As shown in the example, txn_generator is an enum which is used to select transaction generation from random stimulus generator or from sequences. Here, a_item is a sequence item class and a_driver is a driver class. Sequence item class and driver class implementation doesn't require any extra modification. 

a_seqr is a sequencer class which contains "put_imp" implementation port. When txn_generator is set to RANDOM_GENERATOR, transaction will be put into m_req_fifo from random stimulus generator otherwise it will be put from sequences. Note that, get_next_item method is overridden in the sequencer class. "m_select_sequence" method is called only when txn_generator is set to SEQUENCE_GENERATOR.

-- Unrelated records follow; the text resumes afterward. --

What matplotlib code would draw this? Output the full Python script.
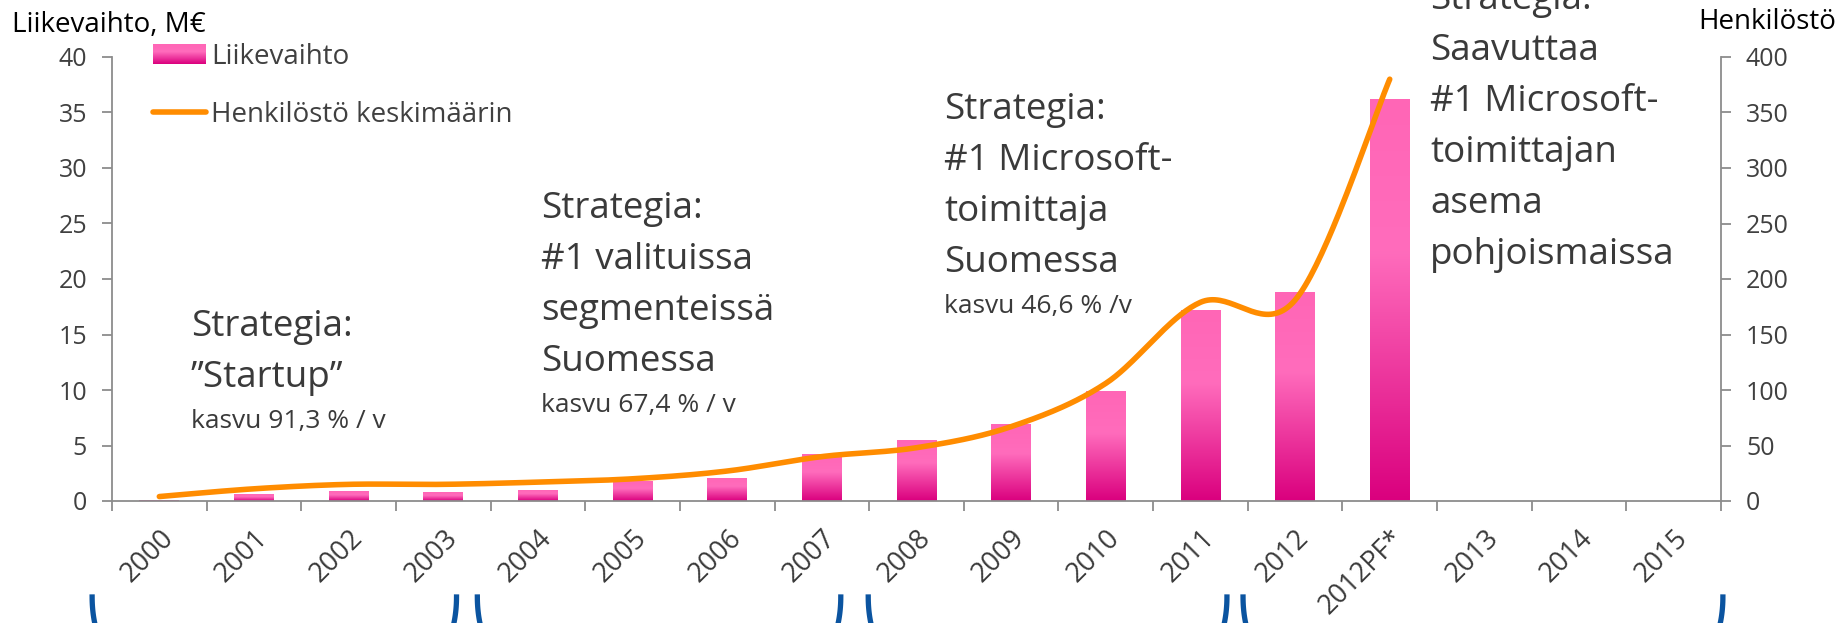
import numpy as np
import matplotlib
matplotlib.use('Agg')
import matplotlib.pyplot as plt
from matplotlib.colors import LinearSegmentedColormap
from matplotlib.legend_handler import HandlerBase
from matplotlib.image import BboxImage
from matplotlib.transforms import Bbox, TransformedBbox, ScaledTranslation, blended_transform_factory
from matplotlib.lines import Line2D
from matplotlib.patches import Rectangle

plt.rcParams['font.family'] = ['Open Sans', 'DejaVu Sans']

# data
vuodet = ['2000', '2001', '2002', '2003', '2004', '2005', '2006', '2007', '2008',
          '2009', '2010', '2011', '2012', '2012PF*', '2013', '2014', '2015']
liikevaihto = [0.1, 0.6, 0.9, 0.8, 1.0, 1.8, 2.1, 4.2, 5.5, 6.9, 9.9, 17.2, 18.8, 36.2]
henkilosto = [4, 11, 15, 15, 17, 20, 27, 40, 48, 67, 106, 179, 181, 380]
vasen_ticks = [0, 5, 10, 15, 20, 25, 30, 35, 40]
oikea_ticks = [0, 50, 100, 150, 200, 250, 300, 350, 400]

# strategiatekstit: (x px, ensimmaisen rivin baseline px, isot rivit, pieni rivi)
strategiat = [
    (191, 336, ['Strategia:', '\u201dStartup\u201d'], 'kasvu 91,3 % / v'),
    (541, 218, ['Strategia:', '#1 valituissa', 'segmenteissä', 'Suomessa'], 'kasvu 67,4 % / v'),
    (944, 119, ['Strategia:', '#1 Microsoft-', 'toimittaja', 'Suomessa'], 'kasvu 46,6 % /v'),
    (1430, 9, ['Strategia:', 'Saavuttaa', '#1 Microsoft-', 'toimittajan', 'asema', 'pohjoismaissa'], None),
]
# aaltosulkeiden paat (x datayksikoissa)
sulkeet = [(-0.71, 3.14), (3.36, 7.20), (7.49, 11.28), (11.45, 16.52)]

W, H = 1848, 623
fig = plt.figure(figsize=(W / 100, H / 100), dpi=100)
ax = fig.add_axes([112 / W, 122 / H, (1721 - 112) / W, 444 / H])
ax2 = ax.twinx()

bar_cmap = LinearSegmentedColormap.from_list(
    'pinkki', [(0, '#DA007E'), (0.62, '#FF6CBC'), (1, '#FF66B6')])

x = np.arange(len(liikevaihto))
bw = 0.42
bars = ax.bar(x, liikevaihto, width=bw, color='none', edgecolor='none')
grad = np.linspace(0, 1, 256).reshape(-1, 1)
for b in bars:
    im = ax.imshow(grad, cmap=bar_cmap, origin='lower', aspect='auto',
                   extent=[b.get_x(), b.get_x() + b.get_width(), 0, b.get_height()],
                   interpolation='bilinear', zorder=2)
    im.set_clip_path(b)


def excel_smooth(xs, ys, n=40):
    xs = np.asarray(xs, float)
    ys = np.asarray(ys, float)
    px, py = [], []
    m = len(xs)
    for i in range(m - 1):
        i0, i3 = max(i - 1, 0), min(i + 2, m - 1)
        p1 = np.array([xs[i], ys[i]])
        p2 = np.array([xs[i + 1], ys[i + 1]])
        c1 = p1 + (p2 - np.array([xs[i0], ys[i0]])) / 6
        c2 = p2 - (np.array([xs[i3], ys[i3]]) - p1) / 6
        t = np.linspace(0, 1, n)[:, None]
        pts = (1 - t) ** 3 * p1 + 3 * (1 - t) ** 2 * t * c1 + 3 * (1 - t) * t ** 2 * c2 + t ** 3 * p2
        px.extend(pts[:, 0])
        py.extend(pts[:, 1])
    return px, py


sx, sy = excel_smooth(np.arange(len(henkilosto)), henkilosto)
ax2.plot(sx, sy, color='#FF8C00', lw=4, solid_capstyle='round', zorder=3)

grey = '#8C8C8C'
ax.set_xlim(-0.5, len(vuodet) - 0.5)
ax.set_ylim(0, 40)
ax2.set_ylim(0, 400)
ax.set_yticks(vasen_ticks)
ax2.set_yticks(oikea_ticks)
ax.set_xticks(np.arange(-0.5, len(vuodet), 1))
ax.set_xticklabels([])
ax.set_xticks(np.arange(len(vuodet)), minor=True)
ax.set_xticklabels(vuodet, minor=True, rotation=45, ha='right', va='top',
                   rotation_mode='anchor')
off = ScaledTranslation(3 / 100, 0, fig.dpi_scale_trans)
for lab in ax.get_xticklabels(minor=True):
    lab.set_transform(lab.get_transform() + off)

ax.tick_params(axis='x', which='major', direction='out', length=7, width=1.3, color=grey)
ax.tick_params(axis='x', which='minor', length=0, pad=17, labelsize=19.5, labelcolor='#3A3A3A')
ax.tick_params(axis='y', direction='out', length=7, width=1.3, color=grey,
               labelsize=18, labelcolor='#404040', pad=11)
ax2.tick_params(axis='y', direction='out', length=7, width=1.3, color=grey,
                labelsize=18, labelcolor='#404040', pad=11)

for a in (ax, ax2):
    a.spines['top'].set_visible(False)
    for s in a.spines.values():
        s.set_color(grey)
        s.set_linewidth(1.3)
ax.spines['right'].set_visible(False)
ax2.spines['left'].set_visible(False)
ax2.spines['bottom'].set_visible(False)

fig.text(12 / W, 1 - 32 / H, 'Liikevaihto, M\u20ac', fontsize=20, va='baseline', color='black')
fig.text(1836 / W, 1 - 29 / H, 'Henkilöstö', fontsize=20, va='baseline', ha='right', color='black')


class GradientHandler(HandlerBase):
    def create_artists(self, legend, orig_handle, xdescent, ydescent, width, height, fontsize, trans):
        bb = TransformedBbox(Bbox.from_bounds(-xdescent, -ydescent, width, height), trans)
        img = BboxImage(bb, cmap=bar_cmap, interpolation='bilinear', origin='lower')
        img.set_data(np.linspace(0, 1, 64).reshape(-1, 1))
        return [img]


h_bar = Rectangle((0, 0), 1, 1)
h_line = Line2D([], [], color='#FF8C00', lw=4, solid_capstyle='round')
leg = ax2.legend([h_bar, h_line], ['Liikevaihto', 'Henkilöstö keskimäärin'],
                 handler_map={Rectangle: GradientHandler()},
                 loc='upper left', bbox_to_anchor=(153 / W, 1 - 43 / H),
                 bbox_transform=fig.transFigure, frameon=False, fontsize=20,
                 borderpad=0, borderaxespad=0, handlelength=1.9, handletextpad=0.2,
                 labelspacing=1.07)
for t in leg.get_texts():
    t.set_color('#404040')

step = 51
for sx0, by, rivit, pieni in strategiat:
    for i, r in enumerate(rivit):
        fig.text(sx0 / W, 1 - (by + i * step) / H, r, fontsize=26.5,
                 va='baseline', color='#3A3A3A')
    if pieni:
        yy = by + (len(rivit) - 1) * step + 41
        fig.text(sx0 / W, 1 - yy / H, pieni, fontsize=19, va='baseline', color='#3A3A3A')

# aaltosulkeet akselin alla
tr = blended_transform_factory(ax.transData, fig.transFigure)
th = np.linspace(0, np.pi / 2, 40)
ytop, bh, aw = 26 / H, 0.1, 0.3
for x0, x1 in sulkeet:
    ax.plot(x0 + aw * (1 - np.cos(th)), ytop - bh * np.sin(th), color='#0B54A0', lw=3.8,
            transform=tr, clip_on=False)
    ax.plot(x1 - aw * (1 - np.cos(th)), ytop - bh * np.sin(th), color='#0B54A0', lw=3.8,
            transform=tr, clip_on=False)

fig.savefig('out.png', dpi=100)
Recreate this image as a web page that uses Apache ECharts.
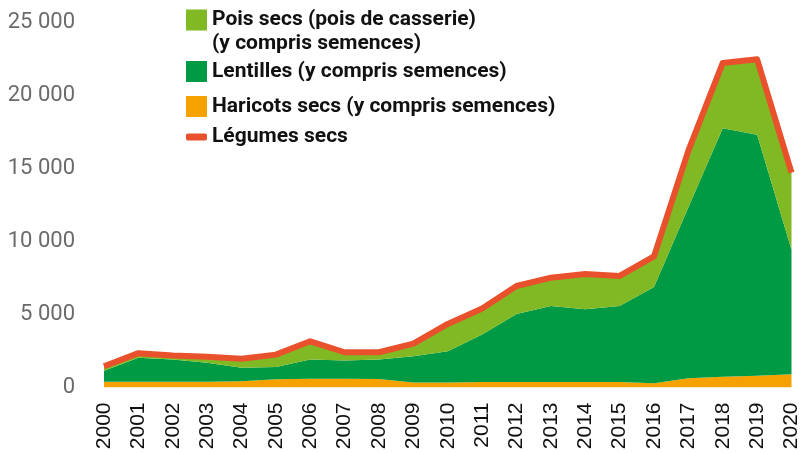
<!DOCTYPE html>
<html>
<head>
<meta charset="utf-8">
<title>Légumes secs</title>
<script src="https://cdn.jsdelivr.net/npm/echarts@6/dist/echarts.min.js"></script>
<style>
  html, body { margin: 0; padding: 0; background: #fff; }
  #chart { width: 802px; height: 453px; }
</style>
</head>
<body>
<div id="chart"></div>
<script>
// années
var years = ['2000', '2001', '2002', '2003', '2004', '2005', '2006', '2007', '2008', '2009', '2010',
  '2011', '2012', '2013', '2014', '2015', '2016', '2017', '2018', '2019', '2020'];

// valeurs
var haricots = [400, 400, 400, 400, 430, 560, 600, 600, 580, 350, 350,
  380, 380, 380, 380, 380, 290, 630, 740, 800, 900];
var lentilles = [750, 1630, 1510, 1290, 920, 850, 1310, 1240, 1330, 1790, 2130,
  3240, 4650, 5200, 4970, 5200, 6590, 11700, 16990, 16480, 8530];
var pois = [300, 320, 280, 410, 610, 840, 1250, 570, 500, 860, 1870,
  1780, 1910, 1930, 2410, 2050, 2090, 3870, 4470, 5170, 5270];
var legumes = [1450, 2350, 2190, 2100, 1960, 2250, 3160, 2410, 2410, 3000, 4350,
  5400, 6940, 7510, 7760, 7630, 8970, 16200, 22200, 22450, 14700];

var yTicks = [0, 5000, 10000, 15000, 20000, 25000];

var names = {
  pois: 'Pois secs (pois de casserie)',
  lentilles: 'Lentilles (y compris semences)',
  haricots: 'Haricots secs (y compris semences)',
  legumes: 'Légumes secs'
};

var colors = {
  pois: '#80b923',
  lentilles: '#009a44',
  haricots: '#f5a100',
  legumes: '#e8512c'
};

var legendText = {
  fontFamily: 'Roboto',
  fontWeight: 'bold',
  fontSize: 21,
  color: '#111'
};

function areaSerie(name, data, color) {
  return {
    name: name,
    type: 'line',
    stack: 'total',
    data: data,
    symbol: 'none',
    color: color,
    lineStyle: { width: 0 },
    areaStyle: { color: color, opacity: 1 },
    silent: true
  };
}

function oneLegend(top, name, icon, h, extra) {
  return {
    left: 186, top: top, padding: 0,
    itemWidth: 21, itemHeight: h, itemGap: 0,
    data: [{ name: name, icon: icon }],
    formatter: extra ? extra.formatter : undefined,
    textStyle: Object.assign({}, legendText, extra ? extra.textStyle : {}),
    itemStyle: { borderWidth: 0 },
    selectedMode: false
  };
}

var chart = echarts.init(document.getElementById('chart'));

chart.setOption({
  animation: false,
  grid: { left: 104, right: 7, top: 22, bottom: 65.5 },
  legend: [
    // ligne vide devant pour caler le carré sur la 1re ligne
    oneLegend(-16, names.pois, 'rect', 21, {
      formatter: function () { return '\nPois secs (pois de casserie)\n(y compris semences)'; },
      textStyle: { lineHeight: 24 }
    }),
    oneLegend(61, names.lentilles, 'rect', 21),
    oneLegend(96, names.haricots, 'rect', 21),
    oneLegend(126.5, names.legumes, 'roundRect', 7)
  ],
  xAxis: {
    type: 'category',
    data: years,
    boundaryGap: false,
    axisLine: { show: false },
    axisTick: { show: false },
    axisLabel: {
      rotate: 90,
      margin: 15,
      interval: 0,
      fontFamily: 'Liberation Sans',
      fontSize: 21,
      color: '#111'
    }
  },
  yAxis: {
    type: 'value',
    min: yTicks[0],
    max: yTicks[yTicks.length - 1],
    interval: yTicks[1] - yTicks[0],
    axisLine: { show: false },
    axisTick: { show: false },
    splitLine: { show: false },
    axisLabel: {
      margin: 29,
      fontFamily: 'Roboto',
      fontSize: 22,
      color: '#6b6b6b',
      formatter: function (v) {
        return String(v).replace(/\B(?=(\d{3})+(?!\d))/g, ' ');
      }
    }
  },
  series: [
    areaSerie(names.haricots, haricots, colors.haricots),
    areaSerie(names.lentilles, lentilles, colors.lentilles),
    areaSerie(names.pois, pois, colors.pois),
    {
      name: names.legumes,
      type: 'line',
      data: legumes,
      symbol: 'none',
      color: colors.legumes,
      z: 5,
      lineStyle: { width: 6, color: colors.legumes, join: 'round' },
      silent: true
    }
  ]
});
</script>
</body>
</html>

In a_agent class, rand_txn_generator is created which is a random stimulus generator component and it's "blocking_put_port" is connected with "put_imp" of sequencer class. In run phase, "generate_stimulus" method is called which generates "num_rand_txn" number of random transactions.

In the testcase, we are just setting "txn_generator" to "RANDOM_GENERATOR" and "num_rand_txn" (number of random transaction to be generated) to 50. So, 50 random transaction will be generated.

This way, without using any sequence user can generate random transactions and drive them on to interface. So, VIP integration task will become much simple.

Note: You may get fatal ("Driver put a response with null sequence_id") if driver is calling "put_response" task for putting response. To avoid it, you can compile with"+define+CDNS_NO_SQR_CHK_SEQ_ID".